[Records contained in a dataset]
>>>>>

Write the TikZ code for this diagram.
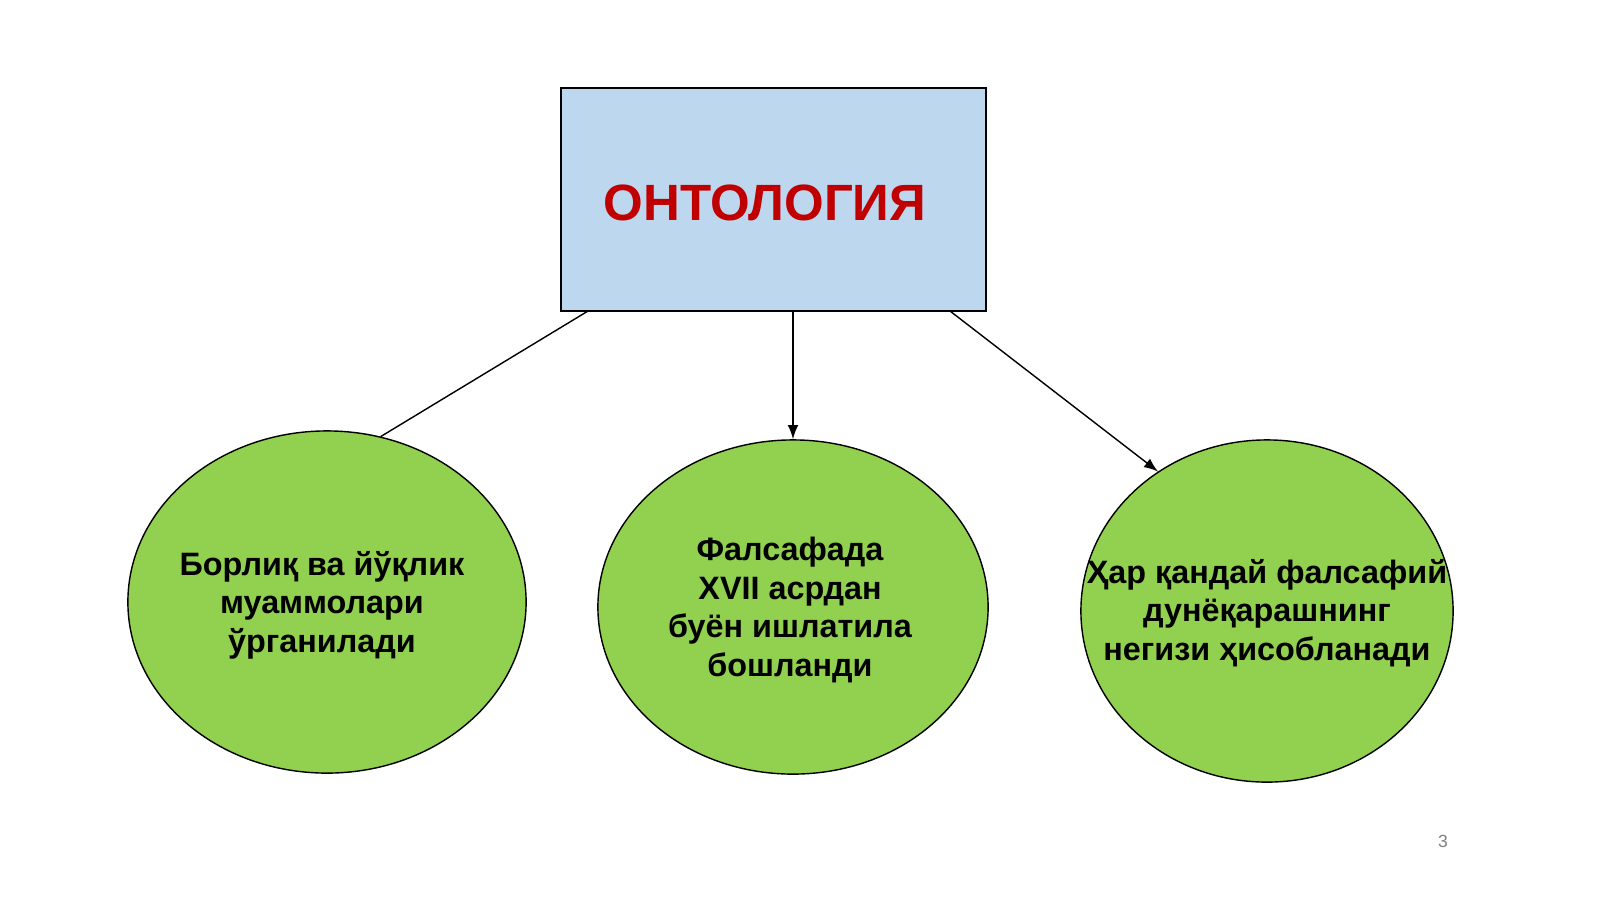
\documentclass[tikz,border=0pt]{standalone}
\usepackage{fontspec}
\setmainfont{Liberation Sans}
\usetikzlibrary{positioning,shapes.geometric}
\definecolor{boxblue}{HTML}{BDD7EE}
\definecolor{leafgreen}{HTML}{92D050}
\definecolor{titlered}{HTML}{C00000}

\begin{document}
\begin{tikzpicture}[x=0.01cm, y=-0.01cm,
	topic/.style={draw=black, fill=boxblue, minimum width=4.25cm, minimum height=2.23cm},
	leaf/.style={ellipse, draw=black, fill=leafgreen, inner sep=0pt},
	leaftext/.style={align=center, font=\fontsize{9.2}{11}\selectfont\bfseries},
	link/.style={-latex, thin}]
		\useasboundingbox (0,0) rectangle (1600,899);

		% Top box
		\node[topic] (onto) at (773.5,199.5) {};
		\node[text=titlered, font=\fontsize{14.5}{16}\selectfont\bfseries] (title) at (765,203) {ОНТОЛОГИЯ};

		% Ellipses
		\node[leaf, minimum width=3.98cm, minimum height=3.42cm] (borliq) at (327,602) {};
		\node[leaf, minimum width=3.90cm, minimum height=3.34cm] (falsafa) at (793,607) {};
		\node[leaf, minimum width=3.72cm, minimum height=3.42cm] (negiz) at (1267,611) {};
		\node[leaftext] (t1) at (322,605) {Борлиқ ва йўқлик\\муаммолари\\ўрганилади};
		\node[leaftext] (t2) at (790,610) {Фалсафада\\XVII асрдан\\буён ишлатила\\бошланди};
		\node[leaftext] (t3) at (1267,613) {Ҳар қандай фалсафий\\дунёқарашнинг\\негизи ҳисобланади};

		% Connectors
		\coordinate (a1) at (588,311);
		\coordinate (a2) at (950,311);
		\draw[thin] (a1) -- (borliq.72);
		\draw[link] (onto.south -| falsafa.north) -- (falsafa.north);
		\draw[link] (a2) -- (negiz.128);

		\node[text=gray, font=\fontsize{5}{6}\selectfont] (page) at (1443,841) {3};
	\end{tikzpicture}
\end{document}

<<<<<
>>>>>

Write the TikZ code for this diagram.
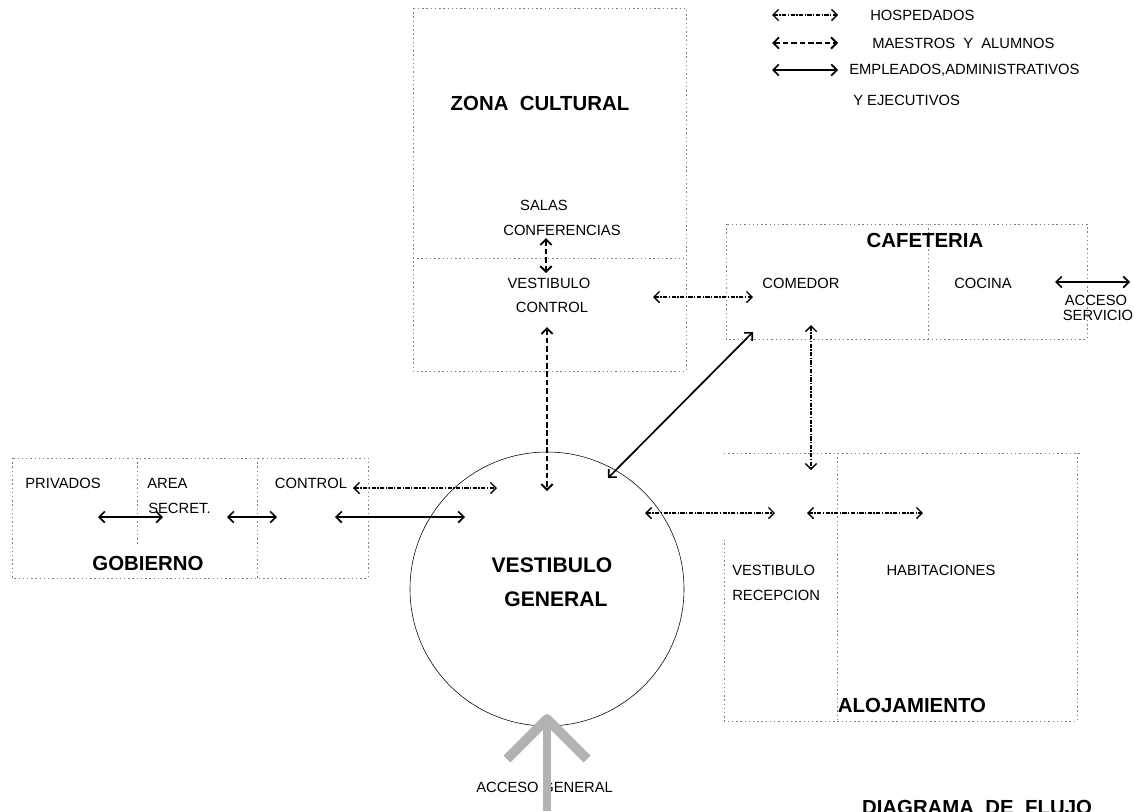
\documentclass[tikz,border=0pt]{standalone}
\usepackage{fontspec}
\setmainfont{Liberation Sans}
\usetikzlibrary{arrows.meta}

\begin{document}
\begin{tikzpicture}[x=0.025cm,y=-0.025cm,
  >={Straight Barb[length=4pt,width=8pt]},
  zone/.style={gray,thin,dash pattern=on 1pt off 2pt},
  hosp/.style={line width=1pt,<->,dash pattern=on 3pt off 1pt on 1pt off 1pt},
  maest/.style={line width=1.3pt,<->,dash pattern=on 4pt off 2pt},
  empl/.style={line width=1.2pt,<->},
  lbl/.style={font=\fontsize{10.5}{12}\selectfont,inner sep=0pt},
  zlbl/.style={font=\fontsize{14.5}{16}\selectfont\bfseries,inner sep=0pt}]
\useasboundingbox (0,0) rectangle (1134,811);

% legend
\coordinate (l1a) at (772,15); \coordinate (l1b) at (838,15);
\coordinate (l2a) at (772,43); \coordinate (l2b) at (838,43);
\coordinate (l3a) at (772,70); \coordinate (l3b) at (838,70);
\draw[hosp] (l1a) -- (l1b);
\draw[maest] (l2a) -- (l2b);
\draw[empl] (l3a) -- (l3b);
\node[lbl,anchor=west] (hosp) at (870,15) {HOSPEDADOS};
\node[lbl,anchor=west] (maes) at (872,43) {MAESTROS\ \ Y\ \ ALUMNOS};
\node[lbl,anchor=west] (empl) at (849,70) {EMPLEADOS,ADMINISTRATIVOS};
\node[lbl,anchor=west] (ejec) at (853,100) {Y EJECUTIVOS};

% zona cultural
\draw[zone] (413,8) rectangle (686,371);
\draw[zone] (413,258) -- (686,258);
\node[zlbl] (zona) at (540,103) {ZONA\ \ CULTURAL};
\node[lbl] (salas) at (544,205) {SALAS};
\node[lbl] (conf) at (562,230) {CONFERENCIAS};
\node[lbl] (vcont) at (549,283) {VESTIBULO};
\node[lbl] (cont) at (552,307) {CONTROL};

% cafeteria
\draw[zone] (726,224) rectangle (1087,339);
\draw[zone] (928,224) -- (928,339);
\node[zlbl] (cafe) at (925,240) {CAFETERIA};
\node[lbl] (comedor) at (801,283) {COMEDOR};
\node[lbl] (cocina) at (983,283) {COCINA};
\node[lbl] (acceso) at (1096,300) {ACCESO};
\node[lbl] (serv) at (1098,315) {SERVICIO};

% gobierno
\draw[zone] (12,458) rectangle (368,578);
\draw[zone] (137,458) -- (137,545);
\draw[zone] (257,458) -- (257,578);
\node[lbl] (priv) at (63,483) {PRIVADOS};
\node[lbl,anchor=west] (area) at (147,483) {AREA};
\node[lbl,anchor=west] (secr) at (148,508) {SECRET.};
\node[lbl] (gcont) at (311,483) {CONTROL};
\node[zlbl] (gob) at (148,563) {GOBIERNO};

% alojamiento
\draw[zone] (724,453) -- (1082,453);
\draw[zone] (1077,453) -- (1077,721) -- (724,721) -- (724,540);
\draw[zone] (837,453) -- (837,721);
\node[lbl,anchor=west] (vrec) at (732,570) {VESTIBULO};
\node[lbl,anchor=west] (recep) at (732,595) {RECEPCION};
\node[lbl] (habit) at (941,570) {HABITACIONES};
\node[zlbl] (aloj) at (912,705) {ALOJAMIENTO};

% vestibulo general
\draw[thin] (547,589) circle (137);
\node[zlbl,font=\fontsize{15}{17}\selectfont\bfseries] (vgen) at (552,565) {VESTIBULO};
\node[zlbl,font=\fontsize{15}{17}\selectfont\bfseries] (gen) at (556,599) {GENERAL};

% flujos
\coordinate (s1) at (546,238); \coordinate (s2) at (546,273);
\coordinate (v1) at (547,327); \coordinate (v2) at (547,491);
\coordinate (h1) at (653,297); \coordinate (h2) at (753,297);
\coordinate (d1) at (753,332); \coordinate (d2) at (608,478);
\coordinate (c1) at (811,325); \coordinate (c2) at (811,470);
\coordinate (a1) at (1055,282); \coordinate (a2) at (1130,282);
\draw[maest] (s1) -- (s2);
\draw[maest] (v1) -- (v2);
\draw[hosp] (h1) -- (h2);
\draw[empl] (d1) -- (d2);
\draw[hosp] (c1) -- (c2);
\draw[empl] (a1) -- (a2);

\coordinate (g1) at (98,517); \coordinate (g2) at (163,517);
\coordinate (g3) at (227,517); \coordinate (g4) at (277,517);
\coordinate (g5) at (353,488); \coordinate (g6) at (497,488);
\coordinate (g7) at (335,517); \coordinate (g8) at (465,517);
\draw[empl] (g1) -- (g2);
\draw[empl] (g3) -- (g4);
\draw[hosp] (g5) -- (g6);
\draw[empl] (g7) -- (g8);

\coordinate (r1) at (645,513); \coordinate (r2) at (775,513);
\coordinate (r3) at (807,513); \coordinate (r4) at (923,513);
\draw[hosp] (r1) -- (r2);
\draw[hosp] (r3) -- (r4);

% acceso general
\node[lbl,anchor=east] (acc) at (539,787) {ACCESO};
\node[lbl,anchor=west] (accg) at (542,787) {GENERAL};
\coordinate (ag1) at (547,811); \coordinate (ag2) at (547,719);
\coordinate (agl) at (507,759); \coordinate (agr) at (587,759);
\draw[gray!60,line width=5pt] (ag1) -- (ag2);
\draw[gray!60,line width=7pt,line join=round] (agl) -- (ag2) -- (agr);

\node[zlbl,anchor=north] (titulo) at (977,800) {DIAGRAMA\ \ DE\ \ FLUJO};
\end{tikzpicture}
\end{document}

<<<<<
>>>>>

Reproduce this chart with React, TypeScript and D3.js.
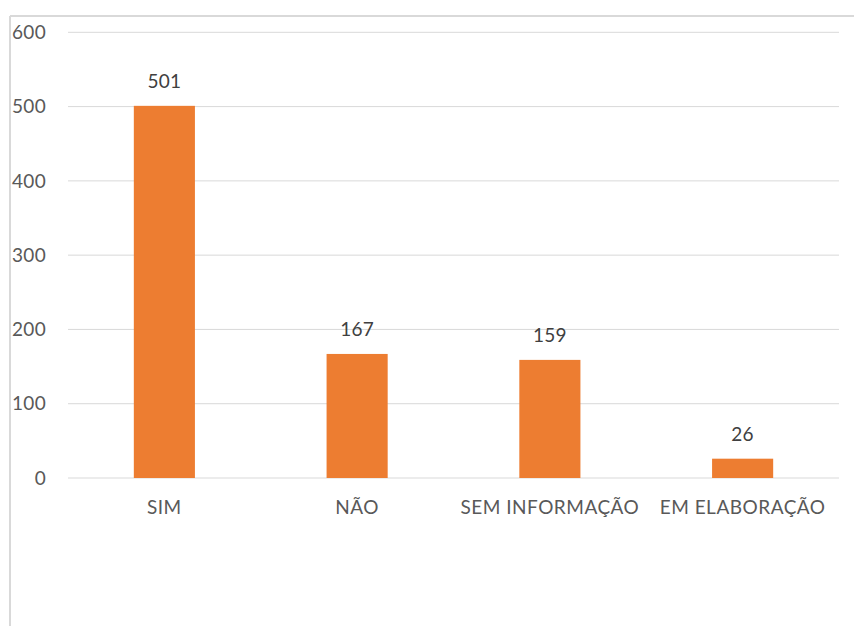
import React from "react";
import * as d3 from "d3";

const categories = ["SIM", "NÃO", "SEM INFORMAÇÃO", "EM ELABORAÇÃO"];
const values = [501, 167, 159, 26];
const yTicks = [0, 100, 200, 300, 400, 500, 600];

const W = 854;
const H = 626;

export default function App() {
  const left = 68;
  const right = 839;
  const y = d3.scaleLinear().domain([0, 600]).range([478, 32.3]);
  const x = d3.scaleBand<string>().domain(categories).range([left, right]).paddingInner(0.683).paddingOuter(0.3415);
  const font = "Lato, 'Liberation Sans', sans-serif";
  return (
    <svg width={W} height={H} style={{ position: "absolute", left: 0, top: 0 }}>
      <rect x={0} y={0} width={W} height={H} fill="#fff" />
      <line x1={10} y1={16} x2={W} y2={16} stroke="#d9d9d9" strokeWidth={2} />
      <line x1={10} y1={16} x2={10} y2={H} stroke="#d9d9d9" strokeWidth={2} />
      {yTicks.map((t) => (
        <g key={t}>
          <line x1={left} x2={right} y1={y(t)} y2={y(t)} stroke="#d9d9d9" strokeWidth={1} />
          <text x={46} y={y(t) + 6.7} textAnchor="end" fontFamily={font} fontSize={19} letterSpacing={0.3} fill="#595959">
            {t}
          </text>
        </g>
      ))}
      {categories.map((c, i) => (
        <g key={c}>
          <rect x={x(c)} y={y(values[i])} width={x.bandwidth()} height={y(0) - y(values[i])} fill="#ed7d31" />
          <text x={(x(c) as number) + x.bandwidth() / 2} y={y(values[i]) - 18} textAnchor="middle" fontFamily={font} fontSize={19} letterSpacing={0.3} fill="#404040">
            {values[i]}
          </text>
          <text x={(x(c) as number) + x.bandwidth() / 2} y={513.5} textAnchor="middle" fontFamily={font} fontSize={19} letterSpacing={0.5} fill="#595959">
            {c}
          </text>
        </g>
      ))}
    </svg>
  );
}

<<<<<

**EXERCISE REQUIREMENTS**
Above are some entries; copy exactly the lines from the line with "Reproduce this chart" through the line with "const yTicks = [0, 100, 200, 300, 400, 500, 600];", both included, but none of the pictures.

**SOLUTION BELOW**
Reproduce this chart with React, TypeScript and D3.js.
import React from "react";
import * as d3 from "d3";

const categories = ["SIM", "NÃO", "SEM INFORMAÇÃO", "EM ELABORAÇÃO"];
const values = [501, 167, 159, 26];
const yTicks = [0, 100, 200, 300, 400, 500, 600];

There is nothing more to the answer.